◆ What this task involves: Please write out the lines of the data exactly, beginning with the first and ending with the line containing "80, 90, 100];"; leave the pictures behind.

··· Available data

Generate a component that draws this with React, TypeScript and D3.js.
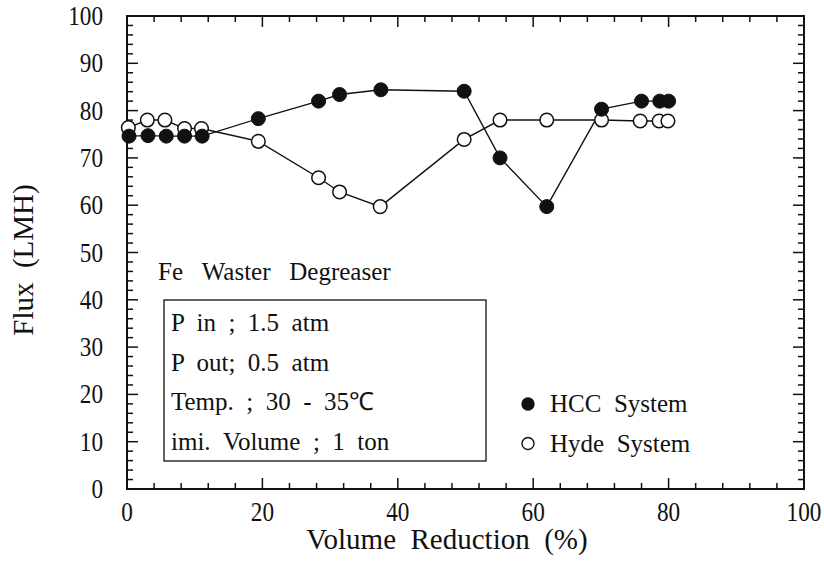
import * as d3 from "d3";
import React from "react";

// Volume reduction (%) and flux (LMH)
const hccX = [0.3, 3.1, 5.8, 8.5, 11.1, 19.4, 28.3, 31.4, 37.5, 49.8, 55.1, 62.0, 70.1, 76.0, 78.7, 80.0];
const hccY = [74.6, 74.7, 74.6, 74.6, 74.6, 78.3, 82.0, 83.4, 84.4, 84.1, 70.0, 59.7, 80.3, 82.0, 82.0, 82.0];
const hydeX = [0.2, 3.0, 5.6, 8.5, 11.0, 19.4, 28.3, 31.4, 37.4, 49.8, 55.1, 62.0, 70.1, 75.8, 78.6, 79.9];
const hydeY = [76.4, 78.0, 78.0, 76.2, 76.2, 73.5, 65.8, 62.8, 59.7, 73.9, 78.0, 78.0, 78.0, 77.8, 77.8, 77.8];

const xTicks = [0, 20, 40, 60, 80, 100];
const yTicks = [0, 10, 20, 30, 40, 50, 60, 70, 80, 90, 100];

const infoLines = ["P in ; 1.5 atm", "P out; 0.5 atm", "Temp. ; 30 - 35\u2103", "imi. Volume ; 1 ton"];
const legendNames = ["HCC System", "Hyde System"];

const FONT = "Liberation Serif";
const INK = "#111";

// wider word gaps with no-break spaces (letter/word-spacing makes the renderer drop the serif font)
const widen = (s: string, n: number) => s.split(" ").join(" " + "\u00A0".repeat(n));

export default function App() {
    const width = 824;
    const height = 570;
    const left = 127, right = 804, top = 16, bottom = 489;

    const x = d3.scaleLinear().domain([0, 100]).range([left, right]);
    const y = d3.scaleLinear().domain([0, 100]).range([bottom, top]);

    const minorX = d3.range(0, 101, 4).filter(v => v % 20 !== 0);
    const minorY = d3.range(0, 101, 2).filter(v => v % 10 !== 0);

    const line = d3.line<[number, number]>();
    const hccPts = hccX.map((v, i) => [x(v), y(hccY[i])] as [number, number]);
    const hydePts = hydeX.map((v, i) => [x(v), y(hydeY[i])] as [number, number]);

    const f = { fontFamily: FONT };

    return (
        <div style={{ position: "fixed", left: 0, top: 0, background: "#fff" }}>
            <svg width={width} height={height}>
                <rect x={0} y={0} width={width} height={height} fill="#fff" />

                {/* ticks, inward on all four sides */}
                <g stroke={INK} strokeWidth={1.5}>
                    {xTicks.map(v => (
                        <g key={"xt" + v}>
                            <line x1={x(v)} x2={x(v)} y1={bottom} y2={bottom - 11} />
                            <line x1={x(v)} x2={x(v)} y1={top} y2={top + 11} />
                        </g>
                    ))}
                    {minorX.map(v => (
                        <g key={"xm" + v}>
                            <line x1={x(v)} x2={x(v)} y1={bottom} y2={bottom - 6} />
                            <line x1={x(v)} x2={x(v)} y1={top} y2={top + 6} />
                        </g>
                    ))}
                    {yTicks.map(v => (
                        <g key={"yt" + v}>
                            <line x1={left} x2={left + 11} y1={y(v)} y2={y(v)} />
                            <line x1={right} x2={right - 11} y1={y(v)} y2={y(v)} />
                        </g>
                    ))}
                    {minorY.map(v => (
                        <g key={"ym" + v}>
                            <line x1={left} x2={left + 6} y1={y(v)} y2={y(v)} />
                            <line x1={right} x2={right - 6} y1={y(v)} y2={y(v)} />
                        </g>
                    ))}
                </g>

                {/* frame */}
                <rect x={left} y={top} width={right - left} height={bottom - top}
                    fill="none" stroke={INK} strokeWidth={2} />

                {/* tick labels */}
                {xTicks.map(v => (
                    <text key={"xl" + v} transform={`translate(${x(v)},521) scale(0.86,1)`}
                        textAnchor="middle" fill={INK} fontSize={27} style={f}>{v}</text>
                ))}
                {yTicks.map(v => (
                    <text key={"yl" + v} transform={`translate(103,${y(v) + 9}) scale(0.86,1)`}
                        textAnchor="end" fill={INK} fontSize={27} style={f}>{v}</text>
                ))}

                {/* axis titles */}
                <text x={447} y={549} textAnchor="middle" fill={INK} fontSize={29} style={f}>
                    {widen("Volume Reduction (%)", 1)}
                </text>
                <text transform={`translate(33,260) rotate(-90)`} textAnchor="middle" fill={INK}
                    fontSize={29} style={f}>
                    {widen("Flux (LMH)", 1)}
                </text>

                {/* series */}
                <path d={line(hydePts) || ""} fill="none" stroke={INK} strokeWidth={1.4} />
                <path d={line(hccPts) || ""} fill="none" stroke={INK} strokeWidth={1.4} />
                {hydePts.map((p, i) => (
                    <circle key={"hy" + i} cx={p[0]} cy={p[1]} r={6.8}
                        fill="#fff" stroke={INK} strokeWidth={1.5} />
                ))}
                {hccPts.map((p, i) => (
                    <circle key={"hc" + i} cx={p[0]} cy={p[1]} r={7}
                        fill={INK} stroke={INK} strokeWidth={1} />
                ))}

                {/* annotation */}
                <text x={158} y={280} fill={INK} fontSize={25} style={f}>
                    {widen("Fe Waster Degreaser", 2)}
                </text>
                <rect x={164} y={300} width={322} height={161} fill="#fff" stroke={INK} strokeWidth={1.3} />
                {infoLines.map((s, i) => (
                    <text key={"il" + i} x={171} y={331 + i * 39.7} fill={INK} fontSize={25} style={f}>
                        {widen(s, 1)}
                    </text>
                ))}

                {/* legend */}
                {legendNames.map((name, i) => (
                    <g key={"lg" + i}>
                        <circle cx={528} cy={404 + i * 39.5} r={6}
                            fill={i === 0 ? INK : "#fff"} stroke={INK} strokeWidth={1.4} />
                        <text x={550} y={412 + i * 40} fill={INK} fontSize={25} style={f}>
                            {widen(name, 1)}
                        </text>
                    </g>
                ))}
            </svg>
        </div>
    );
}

······

◆ Complete answer:
Generate a component that draws this with React, TypeScript and D3.js.
import * as d3 from "d3";
import React from "react";

// Volume reduction (%) and flux (LMH)
const hccX = [0.3, 3.1, 5.8, 8.5, 11.1, 19.4, 28.3, 31.4, 37.5, 49.8, 55.1, 62.0, 70.1, 76.0, 78.7, 80.0];
const hccY = [74.6, 74.7, 74.6, 74.6, 74.6, 78.3, 82.0, 83.4, 84.4, 84.1, 70.0, 59.7, 80.3, 82.0, 82.0, 82.0];
const hydeX = [0.2, 3.0, 5.6, 8.5, 11.0, 19.4, 28.3, 31.4, 37.4, 49.8, 55.1, 62.0, 70.1, 75.8, 78.6, 79.9];
const hydeY = [76.4, 78.0, 78.0, 76.2, 76.2, 73.5, 65.8, 62.8, 59.7, 73.9, 78.0, 78.0, 78.0, 77.8, 77.8, 77.8];

const xTicks = [0, 20, 40, 60, 80, 100];
const yTicks = [0, 10, 20, 30, 40, 50, 60, 70, 80, 90, 100];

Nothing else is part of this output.